Police are solving only about 1 in 2 murders

Why are police only solving 1 in 2 murders? Many scholars and police department officials say murders are becoming more difficult to investigate, while some victims’ families say police spend too much energy on things other than solving crimes, reports The Marshall Project.

Philip Cook, a public policy researcher at the University of Chicago Urban Labs, has been studying clearance rates since the 1970s. He cautioned that fewer clearances than in the 1960s and ‘70s may not necessarily be a bad thing. “It also could be that the standards for making an arrest have gone up and some of the tricks they were using in 1965 are no longer available,” Cook said of law enforcement. Every story about a person convicted of murder on shoddy evidence and later exonerated was once counted as a “successful” homicide clearance.

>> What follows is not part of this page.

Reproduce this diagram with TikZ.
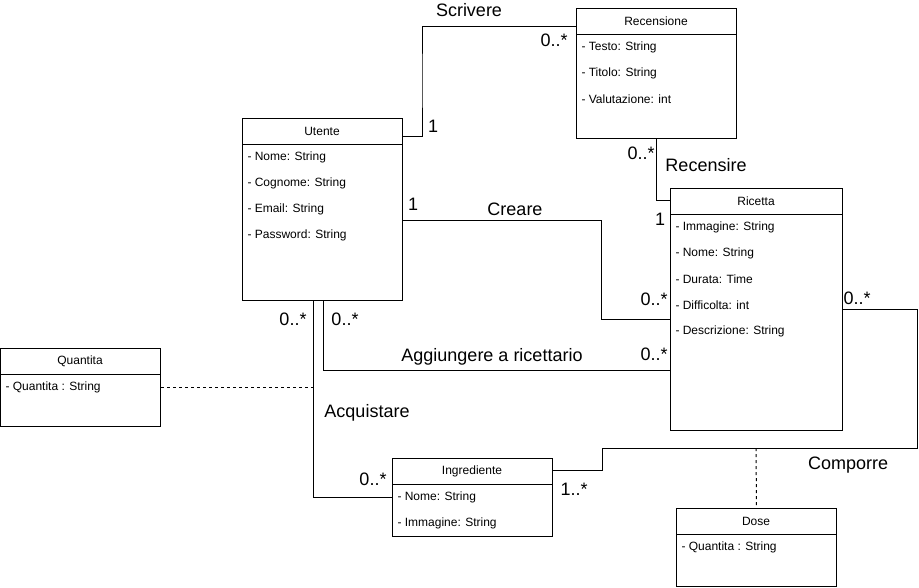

Cook, and other experts, mostly pin the long, steady decline in clearance rates onto the kinds of homicides police are being asked to solve. Data from the Bureau of Justice Statistics shows that over time, a growing proportion of killings are being committed by strangers and unknown assailants, as opposed to people the victim knew. The data also shows that unknown assailants are increasingly using firearms rather than knives, fists or other close-quarter weapons. As the social and physical distance between killers and victims increases, detectives say they have fewer leads to follow.

But the changes in the nature of homicides — which some criminologists call case mix — are not destiny. Some cities routinely solve two or three times more homicides than others, even after accounting for case mix. Within departments, some detectives solve many more homicides than others.

“That variation tells us something important,” said Charles Wellford, emeritus professor in the Department of Criminology and Criminal Justice at the University of Maryland-College Park. “It says that it's not inevitable that there will be low clearance rates.”